## Start INPUT ROWS
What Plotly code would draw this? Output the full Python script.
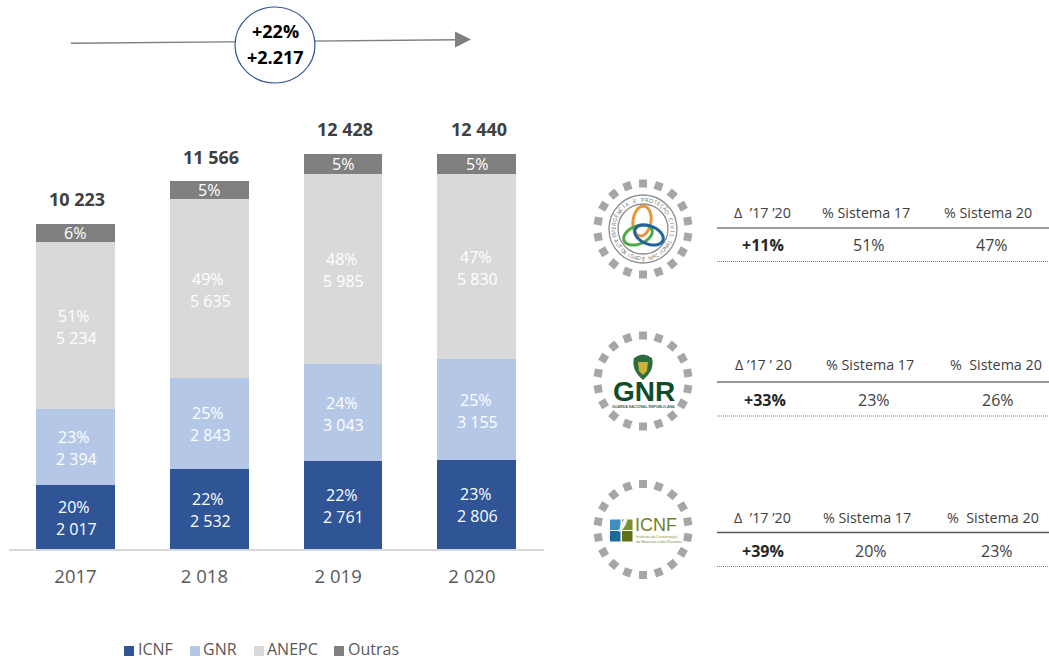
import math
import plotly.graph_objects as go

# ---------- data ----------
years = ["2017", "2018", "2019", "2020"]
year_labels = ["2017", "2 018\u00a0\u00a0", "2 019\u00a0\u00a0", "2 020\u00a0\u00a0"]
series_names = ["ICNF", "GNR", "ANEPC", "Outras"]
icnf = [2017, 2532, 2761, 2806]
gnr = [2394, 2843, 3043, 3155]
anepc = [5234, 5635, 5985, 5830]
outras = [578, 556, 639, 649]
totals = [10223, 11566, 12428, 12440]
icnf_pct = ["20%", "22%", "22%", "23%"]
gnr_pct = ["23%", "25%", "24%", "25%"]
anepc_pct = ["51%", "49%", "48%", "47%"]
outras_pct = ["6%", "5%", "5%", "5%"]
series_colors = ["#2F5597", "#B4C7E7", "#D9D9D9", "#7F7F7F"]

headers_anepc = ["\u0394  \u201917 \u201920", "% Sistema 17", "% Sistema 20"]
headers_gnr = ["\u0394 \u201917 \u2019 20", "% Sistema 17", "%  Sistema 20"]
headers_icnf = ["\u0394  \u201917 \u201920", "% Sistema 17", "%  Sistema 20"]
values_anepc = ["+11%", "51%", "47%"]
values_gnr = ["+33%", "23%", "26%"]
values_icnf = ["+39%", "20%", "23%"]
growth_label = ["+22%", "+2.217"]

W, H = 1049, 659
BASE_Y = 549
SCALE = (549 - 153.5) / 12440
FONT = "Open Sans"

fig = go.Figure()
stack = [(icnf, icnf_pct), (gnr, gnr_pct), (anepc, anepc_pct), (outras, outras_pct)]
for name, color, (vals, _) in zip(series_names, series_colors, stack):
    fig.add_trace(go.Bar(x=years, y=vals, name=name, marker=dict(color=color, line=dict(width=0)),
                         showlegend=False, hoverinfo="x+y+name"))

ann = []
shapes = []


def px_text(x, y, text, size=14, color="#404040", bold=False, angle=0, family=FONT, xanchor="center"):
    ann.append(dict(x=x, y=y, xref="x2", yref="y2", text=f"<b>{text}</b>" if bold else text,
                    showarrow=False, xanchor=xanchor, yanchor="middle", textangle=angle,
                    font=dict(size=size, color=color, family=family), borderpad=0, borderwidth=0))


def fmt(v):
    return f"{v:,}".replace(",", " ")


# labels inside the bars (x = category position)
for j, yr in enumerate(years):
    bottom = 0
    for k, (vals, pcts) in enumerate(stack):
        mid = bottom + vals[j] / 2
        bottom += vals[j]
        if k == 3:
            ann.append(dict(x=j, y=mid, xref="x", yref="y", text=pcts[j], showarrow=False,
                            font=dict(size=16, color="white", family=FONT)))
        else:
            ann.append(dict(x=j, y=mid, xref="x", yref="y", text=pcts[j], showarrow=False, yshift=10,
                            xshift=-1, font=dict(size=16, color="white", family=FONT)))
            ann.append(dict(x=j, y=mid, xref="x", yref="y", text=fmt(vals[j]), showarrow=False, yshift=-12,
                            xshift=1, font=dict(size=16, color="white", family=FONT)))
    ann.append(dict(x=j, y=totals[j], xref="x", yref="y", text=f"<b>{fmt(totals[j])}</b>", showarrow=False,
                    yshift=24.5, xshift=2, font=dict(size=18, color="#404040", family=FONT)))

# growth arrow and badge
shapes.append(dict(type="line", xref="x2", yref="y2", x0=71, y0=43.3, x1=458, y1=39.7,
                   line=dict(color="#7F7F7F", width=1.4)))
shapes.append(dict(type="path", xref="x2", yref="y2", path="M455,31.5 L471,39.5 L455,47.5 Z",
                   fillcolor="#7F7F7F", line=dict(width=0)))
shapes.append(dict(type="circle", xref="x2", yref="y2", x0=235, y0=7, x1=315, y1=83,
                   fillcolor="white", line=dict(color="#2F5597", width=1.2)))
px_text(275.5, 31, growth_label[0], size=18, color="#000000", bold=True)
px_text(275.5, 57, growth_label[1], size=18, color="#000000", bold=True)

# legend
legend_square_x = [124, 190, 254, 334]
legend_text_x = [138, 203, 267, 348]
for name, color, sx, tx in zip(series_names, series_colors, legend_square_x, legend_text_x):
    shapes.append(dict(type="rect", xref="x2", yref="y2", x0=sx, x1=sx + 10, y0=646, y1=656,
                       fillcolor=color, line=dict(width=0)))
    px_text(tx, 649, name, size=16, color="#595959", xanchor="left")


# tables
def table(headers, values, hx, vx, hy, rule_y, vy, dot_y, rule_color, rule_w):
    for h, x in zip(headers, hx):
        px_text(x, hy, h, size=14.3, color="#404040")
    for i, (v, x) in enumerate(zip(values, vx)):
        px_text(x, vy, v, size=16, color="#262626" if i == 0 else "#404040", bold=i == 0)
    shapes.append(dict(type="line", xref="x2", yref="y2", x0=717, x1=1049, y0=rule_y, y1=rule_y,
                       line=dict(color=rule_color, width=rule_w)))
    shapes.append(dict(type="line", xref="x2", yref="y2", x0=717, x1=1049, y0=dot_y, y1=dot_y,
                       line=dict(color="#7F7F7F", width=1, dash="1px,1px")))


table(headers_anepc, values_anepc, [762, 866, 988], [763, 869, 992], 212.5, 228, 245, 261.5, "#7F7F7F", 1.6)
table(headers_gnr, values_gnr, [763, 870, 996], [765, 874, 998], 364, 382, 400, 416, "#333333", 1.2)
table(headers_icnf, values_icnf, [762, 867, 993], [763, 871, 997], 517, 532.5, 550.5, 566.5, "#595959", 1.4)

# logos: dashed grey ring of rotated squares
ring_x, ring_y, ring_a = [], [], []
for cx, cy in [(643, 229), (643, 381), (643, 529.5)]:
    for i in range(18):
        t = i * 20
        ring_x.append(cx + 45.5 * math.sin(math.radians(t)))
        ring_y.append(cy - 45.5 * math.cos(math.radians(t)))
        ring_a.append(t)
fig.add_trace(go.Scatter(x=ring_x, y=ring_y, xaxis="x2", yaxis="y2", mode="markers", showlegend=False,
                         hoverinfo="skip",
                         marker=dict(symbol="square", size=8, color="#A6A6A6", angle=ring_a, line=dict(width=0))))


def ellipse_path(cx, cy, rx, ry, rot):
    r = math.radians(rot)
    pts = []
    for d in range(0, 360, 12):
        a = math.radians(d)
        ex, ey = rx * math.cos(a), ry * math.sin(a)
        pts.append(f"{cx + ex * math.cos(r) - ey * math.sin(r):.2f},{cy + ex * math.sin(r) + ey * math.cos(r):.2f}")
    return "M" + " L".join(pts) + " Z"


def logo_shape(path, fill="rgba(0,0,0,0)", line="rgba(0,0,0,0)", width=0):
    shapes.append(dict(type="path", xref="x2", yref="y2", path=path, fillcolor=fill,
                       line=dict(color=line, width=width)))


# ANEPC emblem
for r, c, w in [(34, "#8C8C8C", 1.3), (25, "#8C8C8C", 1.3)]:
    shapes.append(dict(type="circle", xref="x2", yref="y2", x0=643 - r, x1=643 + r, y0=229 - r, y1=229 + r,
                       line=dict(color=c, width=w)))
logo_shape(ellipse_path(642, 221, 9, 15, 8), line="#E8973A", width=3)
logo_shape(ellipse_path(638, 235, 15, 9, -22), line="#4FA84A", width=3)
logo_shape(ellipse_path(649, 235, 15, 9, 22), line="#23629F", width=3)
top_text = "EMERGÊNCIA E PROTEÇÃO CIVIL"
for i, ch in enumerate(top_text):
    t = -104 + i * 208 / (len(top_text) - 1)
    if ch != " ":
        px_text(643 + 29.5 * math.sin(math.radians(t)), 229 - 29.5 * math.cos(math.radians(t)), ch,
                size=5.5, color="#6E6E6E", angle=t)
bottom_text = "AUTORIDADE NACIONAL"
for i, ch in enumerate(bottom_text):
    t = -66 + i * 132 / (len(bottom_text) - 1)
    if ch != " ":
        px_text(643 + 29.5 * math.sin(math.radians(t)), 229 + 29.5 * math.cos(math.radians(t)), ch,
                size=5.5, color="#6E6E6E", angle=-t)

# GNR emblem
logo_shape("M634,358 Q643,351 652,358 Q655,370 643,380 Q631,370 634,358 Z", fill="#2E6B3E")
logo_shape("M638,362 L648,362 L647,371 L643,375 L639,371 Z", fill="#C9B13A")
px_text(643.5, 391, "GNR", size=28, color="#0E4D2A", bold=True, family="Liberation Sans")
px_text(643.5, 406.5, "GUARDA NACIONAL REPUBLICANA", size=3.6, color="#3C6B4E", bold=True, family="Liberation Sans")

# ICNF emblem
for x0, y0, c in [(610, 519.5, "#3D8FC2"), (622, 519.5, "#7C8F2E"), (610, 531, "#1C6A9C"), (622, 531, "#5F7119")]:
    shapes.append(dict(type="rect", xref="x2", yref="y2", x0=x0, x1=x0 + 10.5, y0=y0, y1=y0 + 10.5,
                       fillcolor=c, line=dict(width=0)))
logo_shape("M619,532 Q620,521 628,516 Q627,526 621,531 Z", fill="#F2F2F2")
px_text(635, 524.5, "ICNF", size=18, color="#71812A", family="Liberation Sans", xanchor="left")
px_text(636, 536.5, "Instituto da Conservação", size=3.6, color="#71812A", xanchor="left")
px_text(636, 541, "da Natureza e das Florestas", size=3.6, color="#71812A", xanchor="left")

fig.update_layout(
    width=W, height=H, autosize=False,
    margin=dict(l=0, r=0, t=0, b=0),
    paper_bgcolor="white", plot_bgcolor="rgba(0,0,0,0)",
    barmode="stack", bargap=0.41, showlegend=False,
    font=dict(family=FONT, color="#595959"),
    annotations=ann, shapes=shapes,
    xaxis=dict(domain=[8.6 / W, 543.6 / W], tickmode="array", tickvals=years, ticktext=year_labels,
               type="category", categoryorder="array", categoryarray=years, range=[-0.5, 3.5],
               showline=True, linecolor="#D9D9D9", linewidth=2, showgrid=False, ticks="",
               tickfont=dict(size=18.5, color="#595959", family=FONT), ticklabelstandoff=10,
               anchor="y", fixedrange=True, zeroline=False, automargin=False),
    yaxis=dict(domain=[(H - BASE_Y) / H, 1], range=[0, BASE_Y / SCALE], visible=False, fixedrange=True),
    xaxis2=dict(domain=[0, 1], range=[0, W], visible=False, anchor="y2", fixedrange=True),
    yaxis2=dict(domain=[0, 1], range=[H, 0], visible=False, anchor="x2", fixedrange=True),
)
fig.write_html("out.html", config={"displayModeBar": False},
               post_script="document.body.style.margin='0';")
## End INPUT ROWS
## Start INPUT ROWS
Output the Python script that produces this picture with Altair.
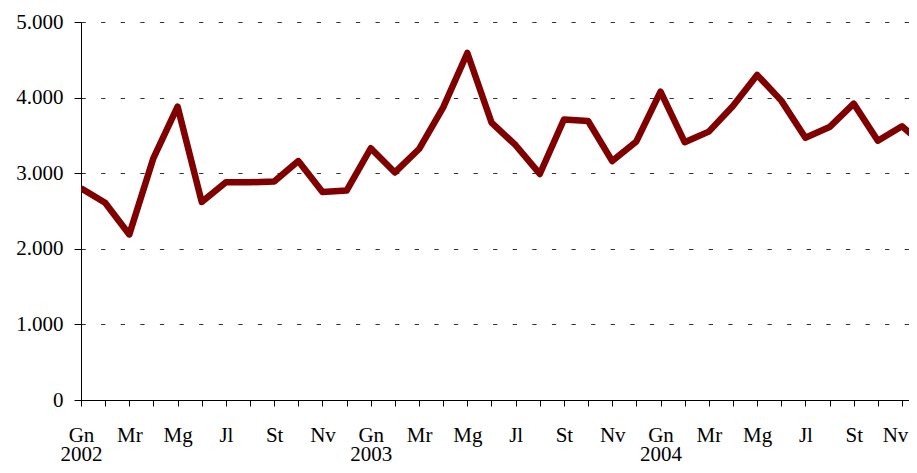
## End INPUT ROWS
## Start INPUT ROWS
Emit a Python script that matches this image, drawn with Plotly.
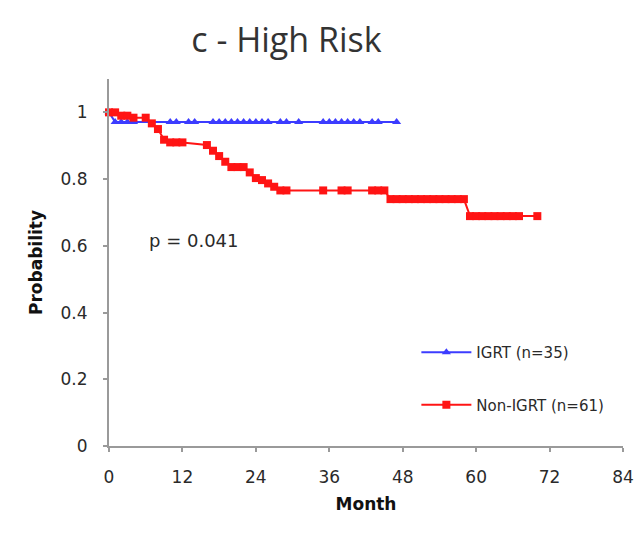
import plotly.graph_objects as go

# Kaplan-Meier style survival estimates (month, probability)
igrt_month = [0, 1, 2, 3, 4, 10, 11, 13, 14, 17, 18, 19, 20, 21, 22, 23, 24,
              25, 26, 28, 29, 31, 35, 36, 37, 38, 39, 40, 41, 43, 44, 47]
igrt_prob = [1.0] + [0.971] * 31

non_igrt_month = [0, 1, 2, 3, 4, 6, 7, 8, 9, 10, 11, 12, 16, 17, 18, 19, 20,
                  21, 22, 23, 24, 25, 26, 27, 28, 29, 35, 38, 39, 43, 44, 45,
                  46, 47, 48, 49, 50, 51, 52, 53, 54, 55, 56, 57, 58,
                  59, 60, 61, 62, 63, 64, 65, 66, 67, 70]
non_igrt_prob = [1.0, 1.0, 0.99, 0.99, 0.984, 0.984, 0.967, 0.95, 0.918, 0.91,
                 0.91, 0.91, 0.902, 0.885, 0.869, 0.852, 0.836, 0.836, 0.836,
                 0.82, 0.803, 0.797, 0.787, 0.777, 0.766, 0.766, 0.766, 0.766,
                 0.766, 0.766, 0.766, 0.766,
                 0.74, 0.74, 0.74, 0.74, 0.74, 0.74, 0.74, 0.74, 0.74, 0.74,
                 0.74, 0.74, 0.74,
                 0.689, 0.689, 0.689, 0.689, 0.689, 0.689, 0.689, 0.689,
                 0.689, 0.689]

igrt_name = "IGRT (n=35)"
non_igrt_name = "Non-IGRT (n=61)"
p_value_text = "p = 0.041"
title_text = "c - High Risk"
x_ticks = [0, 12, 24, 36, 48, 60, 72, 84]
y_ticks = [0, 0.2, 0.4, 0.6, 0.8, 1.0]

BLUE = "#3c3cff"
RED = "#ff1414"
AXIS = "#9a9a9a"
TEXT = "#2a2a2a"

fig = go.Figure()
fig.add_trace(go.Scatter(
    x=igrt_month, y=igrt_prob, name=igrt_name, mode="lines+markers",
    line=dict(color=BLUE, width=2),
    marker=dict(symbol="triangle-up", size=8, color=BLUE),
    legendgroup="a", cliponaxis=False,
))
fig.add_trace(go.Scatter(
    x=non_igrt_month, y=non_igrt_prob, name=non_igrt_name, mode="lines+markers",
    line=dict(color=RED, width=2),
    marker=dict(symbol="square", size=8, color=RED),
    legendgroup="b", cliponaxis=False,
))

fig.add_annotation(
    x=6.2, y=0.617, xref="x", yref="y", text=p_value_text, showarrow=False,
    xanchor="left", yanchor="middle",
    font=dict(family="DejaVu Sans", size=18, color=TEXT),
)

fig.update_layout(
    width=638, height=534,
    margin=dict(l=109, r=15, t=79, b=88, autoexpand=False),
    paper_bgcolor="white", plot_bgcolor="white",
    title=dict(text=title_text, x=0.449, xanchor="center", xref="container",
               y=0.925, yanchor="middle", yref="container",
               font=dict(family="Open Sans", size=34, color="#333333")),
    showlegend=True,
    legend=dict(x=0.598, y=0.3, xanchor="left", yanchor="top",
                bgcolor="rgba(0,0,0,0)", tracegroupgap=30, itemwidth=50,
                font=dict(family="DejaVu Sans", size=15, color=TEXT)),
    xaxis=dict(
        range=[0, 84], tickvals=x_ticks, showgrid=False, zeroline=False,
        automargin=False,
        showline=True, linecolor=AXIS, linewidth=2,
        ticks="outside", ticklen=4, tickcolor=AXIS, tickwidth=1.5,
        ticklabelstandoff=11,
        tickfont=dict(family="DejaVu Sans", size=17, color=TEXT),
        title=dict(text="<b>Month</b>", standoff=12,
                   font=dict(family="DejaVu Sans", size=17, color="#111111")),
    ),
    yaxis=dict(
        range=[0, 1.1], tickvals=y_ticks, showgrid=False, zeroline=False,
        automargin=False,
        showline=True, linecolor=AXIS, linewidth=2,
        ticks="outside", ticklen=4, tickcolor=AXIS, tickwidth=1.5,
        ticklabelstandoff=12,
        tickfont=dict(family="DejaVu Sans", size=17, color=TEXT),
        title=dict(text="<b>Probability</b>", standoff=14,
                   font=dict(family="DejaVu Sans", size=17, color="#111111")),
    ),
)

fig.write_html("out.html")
## End INPUT ROWS
> [WHAT TO WORK ON]:
Pictures stay out: repeat exactly only the lines from the one with "What Plotly code" through the one with "shapes = []".

> [ANSWER]:
What Plotly code would draw this? Output the full Python script.
import math
import plotly.graph_objects as go

# ---------- data ----------
years = ["2017", "2018", "2019", "2020"]
year_labels = ["2017", "2 018\u00a0\u00a0", "2 019\u00a0\u00a0", "2 020\u00a0\u00a0"]
series_names = ["ICNF", "GNR", "ANEPC", "Outras"]
icnf = [2017, 2532, 2761, 2806]
gnr = [2394, 2843, 3043, 3155]
anepc = [5234, 5635, 5985, 5830]
outras = [578, 556, 639, 649]
totals = [10223, 11566, 12428, 12440]
icnf_pct = ["20%", "22%", "22%", "23%"]
gnr_pct = ["23%", "25%", "24%", "25%"]
anepc_pct = ["51%", "49%", "48%", "47%"]
outras_pct = ["6%", "5%", "5%", "5%"]
series_colors = ["#2F5597", "#B4C7E7", "#D9D9D9", "#7F7F7F"]

headers_anepc = ["\u0394  \u201917 \u201920", "% Sistema 17", "% Sistema 20"]
headers_gnr = ["\u0394 \u201917 \u2019 20", "% Sistema 17", "%  Sistema 20"]
headers_icnf = ["\u0394  \u201917 \u201920", "% Sistema 17", "%  Sistema 20"]
values_anepc = ["+11%", "51%", "47%"]
values_gnr = ["+33%", "23%", "26%"]
values_icnf = ["+39%", "20%", "23%"]
growth_label = ["+22%", "+2.217"]

W, H = 1049, 659
BASE_Y = 549
SCALE = (549 - 153.5) / 12440
FONT = "Open Sans"

fig = go.Figure()
stack = [(icnf, icnf_pct), (gnr, gnr_pct), (anepc, anepc_pct), (outras, outras_pct)]
for name, color, (vals, _) in zip(series_names, series_colors, stack):
    fig.add_trace(go.Bar(x=years, y=vals, name=name, marker=dict(color=color, line=dict(width=0)),
                         showlegend=False, hoverinfo="x+y+name"))

ann = []
shapes = []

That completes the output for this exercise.